On this particular day, Schmidt brought about 300 people with him, the largest demonstration ever on his behalf. They were in good spirits, much more animated and outspoken in demand of their food rights than I’d ever seen before—radicalized might be the description that is beginning to apply.
It was a testimony to Schmidt and his cause that such a turnout materialized on a frigid and damp morning, since the actual court case is only in its infancy. The proceedings on Wednesday, which took about an hour, were devoted to scheduling future hearings and determining technical issues, like whether to combine two complaints against Schmidt—one from the York Region and another from the Ontario dairy director.
Or possibly people are simply becoming ever more outraged that the legal beat against Schmidt refuses to end, and has been renewed on entirely new grounds….after 22 years of farm raids and trials. I recalled in my talk to the crowd how the last time I was in Newmarket in January 2010, the legal assault against Schmidt was already 16 years old, and how that January day, he was acquitted by Judge Paul Kowarski. But because Canada doesn’t prohibit double jeopardy, like the U.S., Michael’s acquittal could be appealed and in effect, he was re-tried. The Ontario government jumped on the opportunity to keep the case alive, and found judges to overturn the acquittal.
Schmidt has ignored that conviction, and the fine that came with it, insisting he has done nothing wrong in providing milk to members of his herdshare. His persistence, together with his ongoing resistance, appears to have enraged Ontario officials and the dairy cartel they support, and so this latest legal case represents a new wrinkle in the seemingly endless legal entanglements thrust upon him.
This new case, though, is perhaps the most sinister of all the legal cases, since it seeks an injunction to prohibit all distribution of raw milk, not only by Schmidt, but by members of his herdshare. Moreover, the herdshare members would be banned from even encouraging others to drink raw milk–in other words, the complete criminalization of raw milk.
As in a number of other cases, Schmidt is defending himself. His wife, Elisa, who is a defendant, is also defending herself.

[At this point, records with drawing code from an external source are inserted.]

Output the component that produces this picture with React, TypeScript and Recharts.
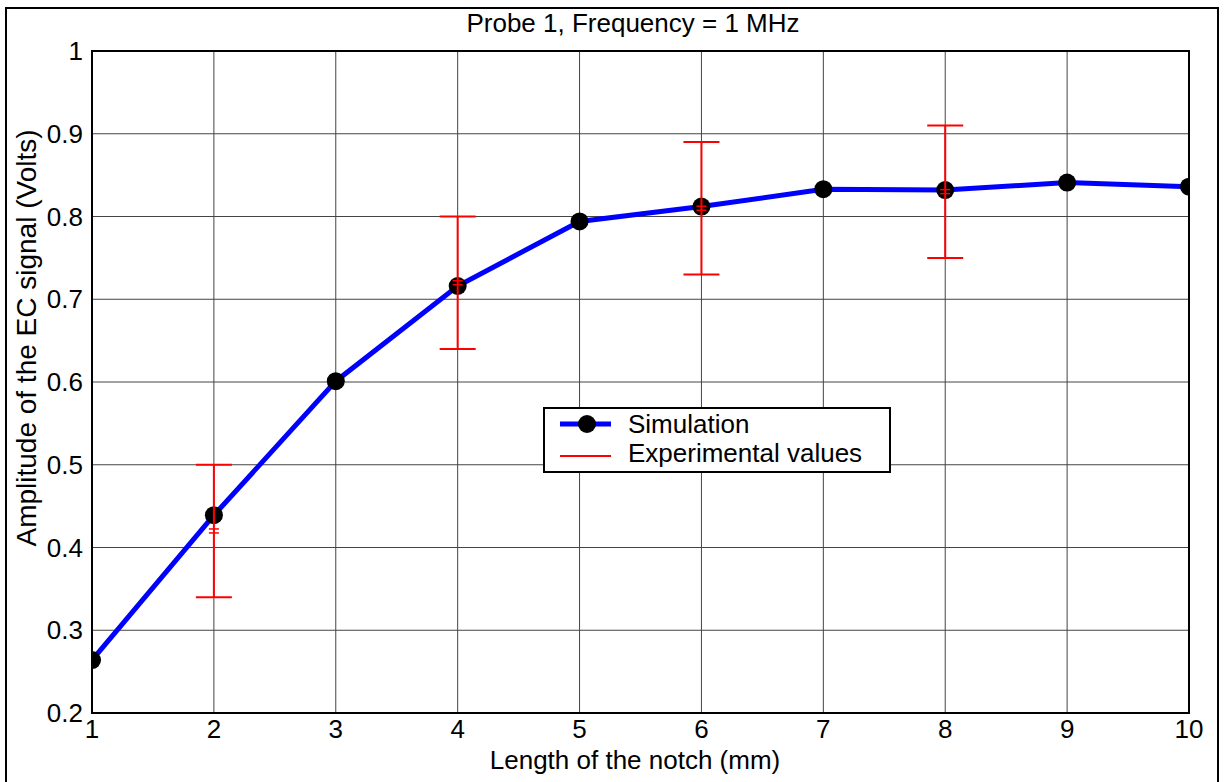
import { ComposedChart, Line, Scatter, ErrorBar, XAxis, YAxis, CartesianGrid, ReferenceArea, Legend } from 'recharts'

const FONT = '"Liberation Sans", Arial, sans-serif'

const notchLengths = [1, 2, 3, 4, 5, 6, 7, 8, 9, 10]
const simulation = [0.264, 0.439, 0.601, 0.716, 0.794, 0.812, 0.833, 0.832, 0.841, 0.836]

const expLengths = [2, 4, 6, 8]
const expValues = [0.42, 0.72, 0.81, 0.83]
const expErrors = [0.08, 0.08, 0.08, 0.08]

const xTicks = [1, 2, 3, 4, 5, 6, 7, 8, 9, 10]
const yTicks = [0.2, 0.3, 0.4, 0.5, 0.6, 0.7, 0.8, 0.9, 1]

const simData = notchLengths.map((x, i) => ({ x, y: simulation[i] }))
const expData = expLengths.map((x, i) => ({ x, y: expValues[i], err: expErrors[i] }))

const tickStyle = { fill: '#000', fontSize: 26, fontFamily: FONT }

function ExpMark(props: any) {
  const { cx, cy } = props
  return (
    <g stroke="#ff0000" strokeWidth={1.5}>
      <line x1={cx - 5} x2={cx + 5} y1={cy - 2} y2={cy - 2} />
      <line x1={cx - 5} x2={cx + 5} y1={cy + 2} y2={cy + 2} />
    </g>
  )
}

function LegendBox() {
  return (
    <svg width={348} height={66} style={{ display: 'block' }}>
      <rect x={1} y={1} width={346} height={64} fill="#fff" stroke="#000" strokeWidth={2} />
      <line x1={17} x2={68} y1={17} y2={17} stroke="#0000ff" strokeWidth={5} />
      <circle cx={44} cy={17} r={9} fill="#000" />
      <text x={85} y={26} fontSize={26} fontFamily={FONT} fill="#000">Simulation</text>
      <line x1={17} x2={68} y1={49} y2={49} stroke="#ff0000" strokeWidth={2} />
      <text x={85} y={55} fontSize={26} fontFamily={FONT} fill="#000">Experimental values</text>
    </svg>
  )
}

export default function App() {
  return (
    <div style={{ position: 'absolute', left: 0, top: 0, width: 1225, height: 782, overflow: 'hidden', background: '#fff' }}>
      <div style={{ position: 'absolute', left: 5, top: 7, width: 1214, height: 800, border: '2px solid #000', boxSizing: 'border-box' }} />
      <ComposedChart width={1225} height={782} margin={{ top: 51, right: 36, bottom: 0, left: 0 }} style={{ position: 'absolute', left: 0, top: 0 }}>
        <CartesianGrid stroke="#444" strokeWidth={1} />
        <XAxis
          dataKey="x"
          type="number"
          domain={[1, 10]}
          ticks={xTicks}
          height={69}
          axisLine={false}
          tickLine={false}
          tickSize={0}
          tickMargin={7}
          tick={tickStyle}
          allowDataOverflow
        />
        <YAxis
          type="number"
          domain={[0.2, 1]}
          ticks={yTicks}
          width={92}
          axisLine={false}
          tickLine={false}
          tickSize={0}
          tickMargin={9}
          tick={tickStyle}
          tickFormatter={(v: number) => String(Math.round(v * 10) / 10)}
          allowDataOverflow
        />
        <ReferenceArea x1={1} x2={10} y1={0.2} y2={1} fill="none" stroke="#000" strokeWidth={2} ifOverflow="visible" />
        <Line
          data={simData}
          dataKey="y"
          type="linear"
          stroke="#0000ff"
          strokeWidth={5}
          dot={{ r: 9, fill: '#000', stroke: '#000', strokeWidth: 0 }}
          activeDot={false}
          isAnimationActive={false}
        />
        <Scatter data={expData} dataKey="y" shape={<ExpMark />} isAnimationActive={false} zIndex={900}>
          <ErrorBar dataKey="err" direction="y" width={18} stroke="#ff0000" strokeWidth={2} isAnimationActive={false} zIndex={900} />
        </Scatter>
        <Legend
          verticalAlign="middle"
          align="center"
          layout="horizontal"
          content={() => <LegendBox />}
          wrapperStyle={{ left: 543, top: 407, width: 348, height: 66 }}
        />
      </ComposedChart>
      <svg width={1225} height={782} style={{ position: 'absolute', left: 0, top: 0, pointerEvents: 'none' }}>
        <text x={633} y={32} textAnchor="middle" fontSize={26} fontFamily={FONT} fill="#000">Probe 1, Frequency = 1 MHz</text>
        <text x={635} y={769} textAnchor="middle" fontSize={26} fontFamily={FONT} fill="#000">Length of the notch (mm)</text>
        <text x={36} y={338} textAnchor="middle" fontSize={28} fontFamily={FONT} fill="#000" transform="rotate(-90, 36, 338)">Amplitude of the EC signal (Volts)</text>
      </svg>
    </div>
  )
}
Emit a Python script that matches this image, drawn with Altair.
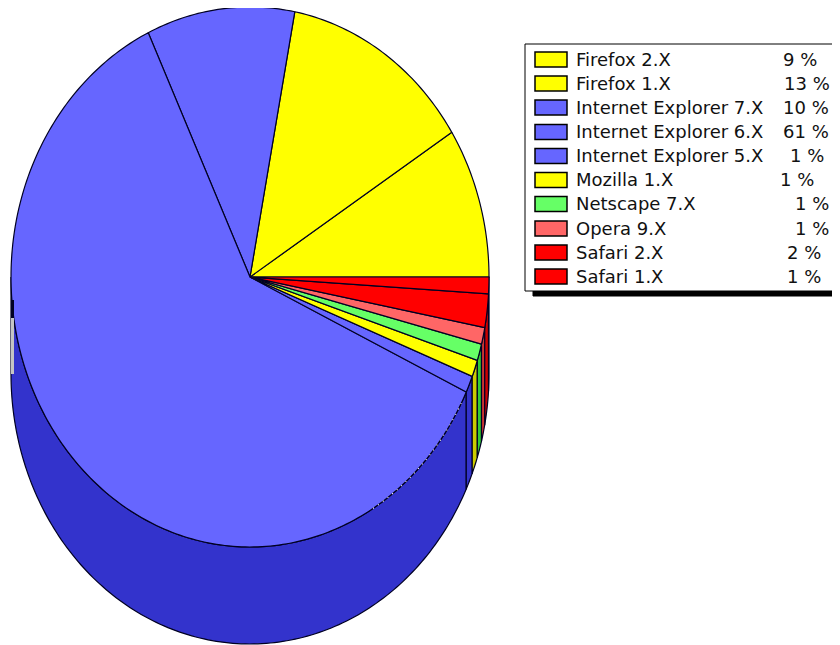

A Toronto lawyer, Davin Charney, appeared to defend a church that has been charged because its parking lot is a drop point for the Schmidt herdshare, along with the herdshare itself.
What isn’t clear is how a raw milk prohibition would be enforced, especially if herdshare members organize huge demonstrations where hundreds or even thousands of people peacefully but willfully violate the injunction. Given the mood at Wednesday’s rally, it’s not difficult to imagine such an outpouring.
“It’s easier to get crack here than raw milk as it is,” said one young woman demonstrator.
“I understand now why Trump is so popular in the U.S.,” said another.
“This isn’t about raw milk,” said another. “It’s about our freedom to choose.”
Schmidt captured those sentiments in his talk to the demonstrators. “We are not asking for permission,” he stated. “This is our right.”
He seems also to have retained his refreshing perspective on the seemingly never-ending grind of legal problems. “This is like Stratford,” he said to the demonstrators. “Each of these court cases is a performance. Except I don’t have to pay.”